Paul: Lia, kennst Du die Skulptur im Park am Karlsbad? Jedes Mal, wenn ich sie sehe, frage ich mich, ob ich sie mag oder nicht… Lia: Ich finde diese Skulptur nur verwirrend; sie ist nicht maskulin genug für die Nazis, zu persönlichkeitslos für moderne Kunst. Und sie wirkt willkürlich platziert! Paul: Kannst Du das malen? Lia: Ja, kann ich (Bild 1).
Gut beobachtet, Lia: Dieser „willkürliche Mann aus Metall“ gehörte eigentlich nicht hierher, weder räumlich noch zeitlich: er entstand vermutlich um 1935, drückt daher den Zeitgeist des Nationalsozialismus aus, dem sich Richard Scheibe (1879-1964) schnell verschrieben hatte. Nachdem er zunächst Berufsverbot erhielt, wurde er 1937 in Ehren in die von „entarteter Kunst“ gesäuberte Reichskammer der Bildenden Künste aufgenommen (s. mittendran vom 6.1.2023) und schuf bis zum Ende des „1000-jährigen Reiches“ 1945 viele „staatstragende“ Skulpturen, darunter einen überdimensionalen Reichsadler mit Hakenkreuz für die Reichskanzlei Hitlers oder das Monstrum Germania (1). Nach dem Krieg schien das alles vergessen zu sein: „1950 Ehrendoktor der Freien Universität Berlin, 1951 Bundesverdienstkreuz, 1954 Goetheplakette der Stadt Frankfurt am Main und Halskreuz des Großen Verdienstordens der Bundesrepublik Deutschland, 1959 Ehrensenator der Hochschule für bildende Künste Berlin und Ordentliches Mitglied der Bayerischen Akademie der Schönen Künste München … Der Westberliner Senat beauftragt Scheibe 1952 mit einem Ehrenmal für die Opfer des 20. Juli 1944“ (1) – wobei sich naive Betrachter dieses Denkmals an der Gedenkstätte Deutscher Widerstand heute noch fragen, was eigentlich an den gefesselten Händen der Figur (Bild 2) (gleicher Typ deutschen Mannes wie in den Nazi-Jahren) Widerstand symbolisieren soll?
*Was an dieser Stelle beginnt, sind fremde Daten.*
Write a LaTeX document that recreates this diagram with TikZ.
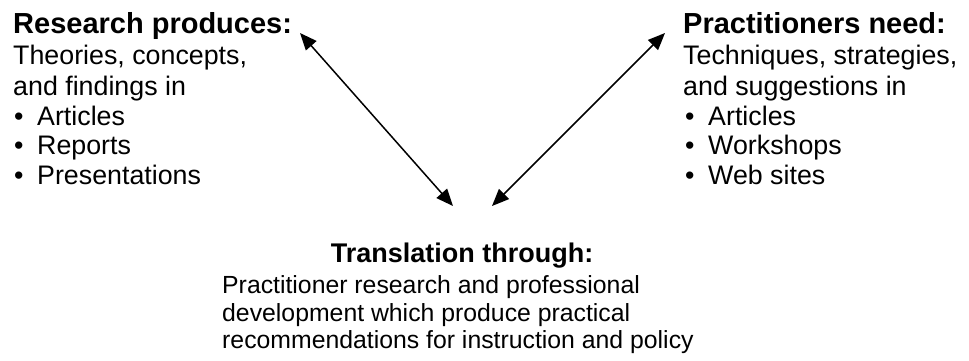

Vielleicht die „Gebundenheit“ des Bildhauers an seine nationalsozialistischen Auftraggeber, „Widerstand zwecklos“? „Bei der „Heerschau deutscher Kunst“, der Großen Deutschen Kunstausstellung in München, ist er – mit einer Ausnahme – Jahr für Jahr vertreten. 1938 kauft Adolf Hitler dort einen seiner Denker für 10.000 Reichsmark“ (1).
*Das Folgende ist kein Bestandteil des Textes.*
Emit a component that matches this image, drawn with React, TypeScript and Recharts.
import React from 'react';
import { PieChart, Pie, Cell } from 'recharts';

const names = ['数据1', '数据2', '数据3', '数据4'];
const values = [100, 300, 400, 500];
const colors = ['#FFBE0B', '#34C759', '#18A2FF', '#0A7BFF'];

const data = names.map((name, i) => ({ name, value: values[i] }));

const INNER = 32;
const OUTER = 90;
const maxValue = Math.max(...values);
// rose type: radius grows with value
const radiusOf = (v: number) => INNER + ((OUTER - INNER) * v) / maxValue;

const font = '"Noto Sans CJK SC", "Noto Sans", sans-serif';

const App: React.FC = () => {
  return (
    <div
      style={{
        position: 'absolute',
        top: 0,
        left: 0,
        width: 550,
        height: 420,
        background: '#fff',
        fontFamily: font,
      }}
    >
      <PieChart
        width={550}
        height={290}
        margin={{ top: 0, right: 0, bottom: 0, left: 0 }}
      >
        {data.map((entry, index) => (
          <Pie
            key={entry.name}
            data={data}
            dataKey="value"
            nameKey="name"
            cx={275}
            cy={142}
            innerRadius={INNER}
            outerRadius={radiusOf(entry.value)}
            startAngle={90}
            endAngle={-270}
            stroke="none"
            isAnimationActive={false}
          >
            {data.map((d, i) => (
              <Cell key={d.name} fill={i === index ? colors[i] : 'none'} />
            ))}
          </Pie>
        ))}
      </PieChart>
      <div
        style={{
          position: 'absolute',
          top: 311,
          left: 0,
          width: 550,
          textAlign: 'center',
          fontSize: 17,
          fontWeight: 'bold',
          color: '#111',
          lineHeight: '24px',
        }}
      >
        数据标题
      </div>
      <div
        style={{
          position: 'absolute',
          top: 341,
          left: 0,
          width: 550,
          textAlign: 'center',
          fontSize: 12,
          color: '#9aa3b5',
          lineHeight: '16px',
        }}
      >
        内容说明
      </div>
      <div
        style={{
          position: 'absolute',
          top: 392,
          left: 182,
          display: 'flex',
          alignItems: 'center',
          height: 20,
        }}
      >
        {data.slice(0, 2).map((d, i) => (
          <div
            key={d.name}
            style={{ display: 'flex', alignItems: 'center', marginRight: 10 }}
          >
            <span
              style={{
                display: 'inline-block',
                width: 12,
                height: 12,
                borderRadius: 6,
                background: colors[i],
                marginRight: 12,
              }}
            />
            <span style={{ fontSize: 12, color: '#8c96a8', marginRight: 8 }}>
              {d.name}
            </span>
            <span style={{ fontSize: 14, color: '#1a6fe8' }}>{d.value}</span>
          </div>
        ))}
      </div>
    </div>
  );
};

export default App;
Dieses passende Gedicht von Thomas Bergmann (1943-2019) aus Wagenbach´s Tintenfisch 3 (1970) stellt Arndt Beck seinem Artikel über die Kunst von Richard Scheibe (1) voran:
„Im deutschen Mann verbergen sich viele deutsche Männer. Kleine, mittlere und große deutsche Männer. Jeder deutsche Mann ist von einem Mantel aus dem nächstgrößeren deutschen Mann umgeben. Zieht man einem deutschen Mann die Haut ab, kommt stets ein deutscher Mann zum Vorschein. Jeder große deutsche Mann hält das Gemurmel der mittleren deutschen Männer in seinem Bauch für seine Seele. Jeder mittlere deutsche Mann verwechselt Geräuschlosigkeit mit Frieden. Deshalb werden die kleinen deutschen Männer schon von Kindesbeinen an zur Ruhe angehalten. So kommt es, daß der deutsche Mann als Ganzes meist unbeweglich dasteht.“ (2)
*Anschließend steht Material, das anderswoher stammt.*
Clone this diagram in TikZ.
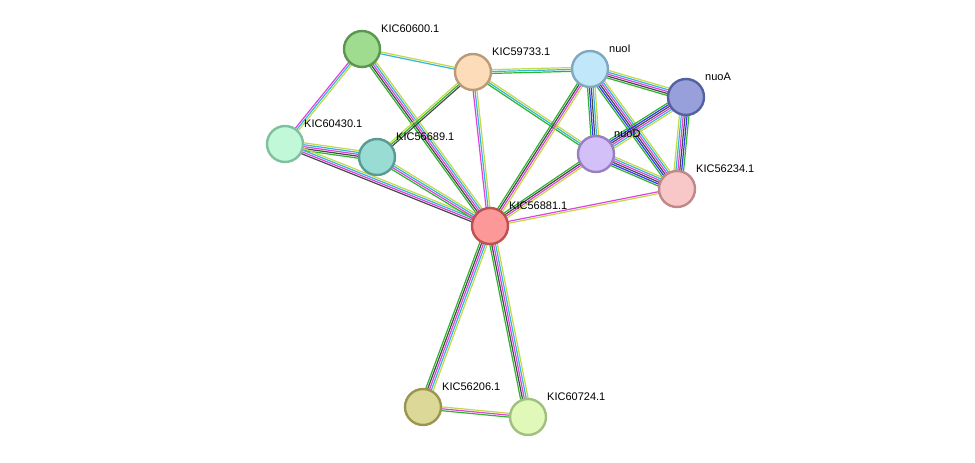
\documentclass[tikz,border=0pt]{standalone}
\usepackage{fontspec}
\setmainfont{Liberation Sans}
\usetikzlibrary{calc, backgrounds}
\definecolor{lgreen}{HTML}{2DB52D}
\definecolor{lblack}{HTML}{484848}
\definecolor{lmag}{HTML}{E040E0}
\definecolor{lcyan}{HTML}{33B5DD}
\definecolor{lyel}{HTML}{C2D844}
\definecolor{lblue}{HTML}{3333FF}
\tikzset{
  %protein node style
  prot/.style={
    circle
    , minimum size=36pt
    , inner sep=0pt
    , line width=2.4pt
  },
  plabel/.style={
    anchor=base west
    , font=\fontsize{11}{13}\selectfont
    , inner sep=1pt
  },
  link/.style={line width=1.2pt},
}
% one line per evidence colour, side by side
\newcommand\stringlink[3]{%
  \foreach \c [count=\i] in {#3}{\xdef\nlinks{\i}}%
  \foreach \c [count=\i] in {#3}{%
    \pgfmathsetmacro\off{(\i-(\nlinks+1)/2)*1.9}%
    \draw[link,\c] ($(#1)!\off pt!90:(#2)$) -- ($(#2)!\off pt!-90:(#1)$);
  }%
}

\begin{document}
\begin{tikzpicture}[x=1pt, y=-1pt]
  \useasboundingbox (0,0) rectangle (975,463);
  % proteins
  \node[prot, fill={rgb,255:red,160;green,220;blue,144}, draw={rgb,255:red,90;green,150;blue,80}] (p60600) at (362,49) {};
  \node[prot, fill={rgb,255:red,253;green,220;blue,186}, draw={rgb,255:red,187;green,154;blue,120}] (p59733) at (473,72) {};
  \node[prot, fill={rgb,255:red,192;green,232;blue,250}, draw={rgb,255:red,128;green,168;blue,192}] (nuoI) at (590,69) {};
  \node[prot, fill={rgb,255:red,152;green,160;blue,220}, draw={rgb,255:red,85;green,96;blue,160}] (nuoA) at (686,97) {};
  \node[prot, fill={rgb,255:red,192;green,248;blue,216}, draw={rgb,255:red,128;green,192;blue,160}] (p60430) at (285,144) {};
  \node[prot, fill={rgb,255:red,152;green,220;blue,212}, draw={rgb,255:red,90;green,154;blue,148}] (p56689) at (377,157) {};
  \node[prot, fill={rgb,255:red,212;green,192;blue,248}, draw={rgb,255:red,152;green,128;blue,192}] (nuoD) at (596,154) {};
  \node[prot, fill={rgb,255:red,248;green,200;blue,200}, draw={rgb,255:red,192;green,136;blue,136}] (p56234) at (677,189) {};
  \node[prot, fill={rgb,255:red,253;green,152;blue,152}, draw={rgb,255:red,192;green,80;blue,80}] (p56881) at (490,226) {};
  \node[prot, fill={rgb,255:red,220;green,216;blue,152}, draw={rgb,255:red,154;green,150;blue,80}] (p56206) at (423,407) {};
  \node[prot, fill={rgb,255:red,224;green,248;blue,184}, draw={rgb,255:red,160;green,192;blue,128}] (p60724) at (528,417) {};
  % labels
  \node[plabel] (l60600) at (380,32) {KIC60600.1};
  \node[plabel] (l59733) at (491,55) {KIC59733.1};
  \node[plabel] (lnuoI) at (608,52) {nuoI};
  \node[plabel] (lnuoA) at (704,80) {nuoA};
  \node[plabel] (l60430) at (303,127) {KIC60430.1};
  \node[plabel] (l56689) at (395,140) {KIC56689.1};
  \node[plabel] (lnuoD) at (613,137) {nuoD};
  \node[plabel] (l56234) at (695,172) {KIC56234.1};
  \node[plabel] (l56881) at (508,209) {KIC56881.1};
  \node[plabel] (l56206) at (441,390) {KIC56206.1};
  \node[plabel] (l60724) at (546,400) {KIC60724.1};
  % links
  \begin{pgfonlayer}{background}
    \stringlink{p60600}{p59733}{lcyan,lyel}
    \stringlink{p60600}{p60430}{lmag,lcyan,lyel}
    \stringlink{p60600}{p56881}{lgreen,lblack,lmag,lcyan,lyel}
    \stringlink{p60430}{p56689}{lgreen,lblack,lmag,lcyan,lyel}
    \stringlink{p60430}{p56881}{lblack,lmag,lcyan,lyel}
    \stringlink{p56689}{p56881}{lgreen,lmag,lcyan,lyel}
    \stringlink{p56689}{p59733}{lblack,lgreen,lyel}
    \stringlink{p59733}{nuoI}{lgreen,lcyan,lyel}
    \stringlink{p59733}{p56881}{lmag,lcyan,lyel}
    \stringlink{p59733}{nuoD}{lgreen,lcyan,lyel}
    \stringlink{nuoI}{nuoA}{lgreen,lblack,lmag,lcyan,lyel}
    \stringlink{nuoI}{nuoD}{lgreen,lblue,lblack,lcyan,lyel}
    \stringlink{nuoI}{p56234}{lgreen,lblue,lblack,lmag,lcyan,lyel}
    \stringlink{nuoI}{p56881}{lgreen,lblack,lmag,lyel}
    \stringlink{nuoA}{nuoD}{lgreen,lblue,lblack,lmag,lcyan,lyel}
    \stringlink{nuoA}{p56234}{lyel,lcyan,lmag,lblack,lblue,lgreen}
    \stringlink{nuoD}{p56234}{lgreen,lblue,lblack,lmag,lcyan,lyel}
    \stringlink{nuoD}{p56881}{lgreen,lblack,lmag,lyel}
    \stringlink{p56234}{p56881}{lmag,lyel}
    \stringlink{p56881}{p56206}{lgreen,lblack,lmag,lcyan,lyel}
    \stringlink{p56881}{p60724}{lgreen,lblack,lmag,lcyan,lyel}
    \stringlink{p56206}{p60724}{lgreen,lmag,lyel}
  \end{pgfonlayer}
\end{tikzpicture}
\end{document}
In Köln wurde eine Kopie des „Schreitenden“ 2017 von seinem Sockel im Rheinpark weggestohlen (Kölner Rundschau vom 28.10.2017) – und hoffentlich eingeschmolzen, mag man sich wünschen. Die Skulptur im Park am Karlsbad stand von 1959 bis 1989 im Gemeindepark Lankwitz und wurde an seinen jetzigen Platz als Ersatz für eine 1881 geschaffene Bronzefigur „Der Sieger von Marathon“ von Max Kruse (1854-1942), die hier stand, aufgestellt. Vielleicht wäre es einfach besser gewesen, sie gleich der Abfallverwertung zuzuführen, statt sie in unseren Kiez zu verfrachten, wo sie offensichtlich schweigt und irritiert.
- http://www.arndtbeck.com/wordpress/2009/01/richard-scheibe-staatsbildhauer/
- Klaus Wagenbach, Hrsg. Jetzt schlägt´s dreizehn. Berlin, Wagenbach Verlag 1977, S.7.